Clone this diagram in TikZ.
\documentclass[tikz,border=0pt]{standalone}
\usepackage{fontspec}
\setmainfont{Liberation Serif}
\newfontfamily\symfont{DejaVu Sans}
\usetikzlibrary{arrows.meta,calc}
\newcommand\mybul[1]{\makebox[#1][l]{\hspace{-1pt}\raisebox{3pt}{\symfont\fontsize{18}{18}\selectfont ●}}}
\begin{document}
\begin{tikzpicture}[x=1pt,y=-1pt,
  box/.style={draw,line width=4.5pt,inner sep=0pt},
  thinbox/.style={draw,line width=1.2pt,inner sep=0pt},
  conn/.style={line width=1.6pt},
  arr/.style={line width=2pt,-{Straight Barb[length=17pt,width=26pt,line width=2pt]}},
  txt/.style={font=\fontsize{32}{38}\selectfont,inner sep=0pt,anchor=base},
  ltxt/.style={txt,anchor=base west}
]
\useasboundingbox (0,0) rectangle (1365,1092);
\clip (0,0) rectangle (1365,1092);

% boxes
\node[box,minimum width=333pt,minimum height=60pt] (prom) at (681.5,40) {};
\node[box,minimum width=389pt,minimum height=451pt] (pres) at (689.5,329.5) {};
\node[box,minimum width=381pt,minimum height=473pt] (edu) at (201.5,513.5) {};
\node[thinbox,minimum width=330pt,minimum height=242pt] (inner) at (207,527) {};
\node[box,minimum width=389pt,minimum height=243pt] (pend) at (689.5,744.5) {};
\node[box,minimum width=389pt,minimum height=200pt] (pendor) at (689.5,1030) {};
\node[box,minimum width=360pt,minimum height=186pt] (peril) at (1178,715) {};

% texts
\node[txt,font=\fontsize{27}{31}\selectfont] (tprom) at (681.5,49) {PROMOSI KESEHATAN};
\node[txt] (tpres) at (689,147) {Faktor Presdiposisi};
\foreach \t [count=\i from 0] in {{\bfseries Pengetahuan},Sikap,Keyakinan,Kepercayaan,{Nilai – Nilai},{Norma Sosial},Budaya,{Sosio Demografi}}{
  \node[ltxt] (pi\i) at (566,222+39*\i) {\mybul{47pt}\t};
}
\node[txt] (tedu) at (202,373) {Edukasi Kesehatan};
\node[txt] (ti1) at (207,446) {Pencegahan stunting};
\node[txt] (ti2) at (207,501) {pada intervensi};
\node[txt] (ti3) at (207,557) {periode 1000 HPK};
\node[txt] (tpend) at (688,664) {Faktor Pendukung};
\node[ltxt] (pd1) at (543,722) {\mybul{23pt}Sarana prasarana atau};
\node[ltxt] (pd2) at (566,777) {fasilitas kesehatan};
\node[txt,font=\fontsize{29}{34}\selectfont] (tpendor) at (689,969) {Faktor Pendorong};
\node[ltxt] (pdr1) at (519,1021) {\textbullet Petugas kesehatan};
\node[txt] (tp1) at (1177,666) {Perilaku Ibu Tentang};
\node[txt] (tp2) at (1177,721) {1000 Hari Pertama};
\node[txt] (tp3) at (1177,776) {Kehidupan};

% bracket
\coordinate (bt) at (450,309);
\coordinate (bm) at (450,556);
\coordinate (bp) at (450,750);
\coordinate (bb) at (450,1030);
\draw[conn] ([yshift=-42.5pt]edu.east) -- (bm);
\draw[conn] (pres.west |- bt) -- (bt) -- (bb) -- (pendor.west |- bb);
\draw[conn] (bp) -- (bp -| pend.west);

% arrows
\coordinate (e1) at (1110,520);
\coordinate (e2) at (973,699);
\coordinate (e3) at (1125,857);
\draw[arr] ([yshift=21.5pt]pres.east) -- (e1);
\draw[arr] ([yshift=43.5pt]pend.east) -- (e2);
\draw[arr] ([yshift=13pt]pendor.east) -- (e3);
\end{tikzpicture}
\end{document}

========================

Transcribe the material exactly as it reads.

Clone this diagram in TikZ.
\documentclass[tikz,border=0pt]{standalone}
\usepackage{fontspec}
\setmainfont{Liberation Serif}
\newfontfamily\symfont{DejaVu Sans}
\usetikzlibrary{arrows.meta,calc}
\newcommand\mybul[1]{\makebox[#1][l]{\hspace{-1pt}\raisebox{3pt}{\symfont\fontsize{18}{18}\selectfont ●}}}
\begin{document}
\begin{tikzpicture}[x=1pt,y=-1pt,
  box/.style={draw,line width=4.5pt,inner sep=0pt},
  thinbox/.style={draw,line width=1.2pt,inner sep=0pt},
  conn/.style={line width=1.6pt},
  arr/.style={line width=2pt,-{Straight Barb[length=17pt,width=26pt,line width=2pt]}},
  txt/.style={font=\fontsize{32}{38}\selectfont,inner sep=0pt,anchor=base},
  ltxt/.style={txt,anchor=base west}
]
\useasboundingbox (0,0) rectangle (1365,1092);
\clip (0,0) rectangle (1365,1092);

% boxes
\node[box,minimum width=333pt,minimum height=60pt] (prom) at (681.5,40) {};
\node[box,minimum width=389pt,minimum height=451pt] (pres) at (689.5,329.5) {};
\node[box,minimum width=381pt,minimum height=473pt] (edu) at (201.5,513.5) {};
\node[thinbox,minimum width=330pt,minimum height=242pt] (inner) at (207,527) {};
\node[box,minimum width=389pt,minimum height=243pt] (pend) at (689.5,744.5) {};
\node[box,minimum width=389pt,minimum height=200pt] (pendor) at (689.5,1030) {};
\node[box,minimum width=360pt,minimum height=186pt] (peril) at (1178,715) {};

% texts
\node[txt,font=\fontsize{27}{31}\selectfont] (tprom) at (681.5,49) {PROMOSI KESEHATAN};
\node[txt] (tpres) at (689,147) {Faktor Presdiposisi};
\foreach \t [count=\i from 0] in {{\bfseries Pengetahuan},Sikap,Keyakinan,Kepercayaan,{Nilai – Nilai},{Norma Sosial},Budaya,{Sosio Demografi}}{
  \node[ltxt] (pi\i) at (566,222+39*\i) {\mybul{47pt}\t};
}
\node[txt] (tedu) at (202,373) {Edukasi Kesehatan};
\node[txt] (ti1) at (207,446) {Pencegahan stunting};
\node[txt] (ti2) at (207,501) {pada intervensi};
\node[txt] (ti3) at (207,557) {periode 1000 HPK};
\node[txt] (tpend) at (688,664) {Faktor Pendukung};
\node[ltxt] (pd1) at (543,722) {\mybul{23pt}Sarana prasarana atau};
\node[ltxt] (pd2) at (566,777) {fasilitas kesehatan};
\node[txt,font=\fontsize{29}{34}\selectfont] (tpendor) at (689,969) {Faktor Pendorong};
\node[ltxt] (pdr1) at (519,1021) {\textbullet Petugas kesehatan};
\node[txt] (tp1) at (1177,666) {Perilaku Ibu Tentang};
\node[txt] (tp2) at (1177,721) {1000 Hari Pertama};
\node[txt] (tp3) at (1177,776) {Kehidupan};

% bracket
\coordinate (bt) at (450,309);
\coordinate (bm) at (450,556);
\coordinate (bp) at (450,750);
\coordinate (bb) at (450,1030);
\draw[conn] ([yshift=-42.5pt]edu.east) -- (bm);
\draw[conn] (pres.west |- bt) -- (bt) -- (bb) -- (pendor.west |- bb);
\draw[conn] (bp) -- (bp -| pend.west);

% arrows
\coordinate (e1) at (1110,520);
\coordinate (e2) at (973,699);
\coordinate (e3) at (1125,857);
\draw[arr] ([yshift=21.5pt]pres.east) -- (e1);
\draw[arr] ([yshift=43.5pt]pend.east) -- (e2);
\draw[arr] ([yshift=13pt]pendor.east) -- (e3);
\end{tikzpicture}
\end{document}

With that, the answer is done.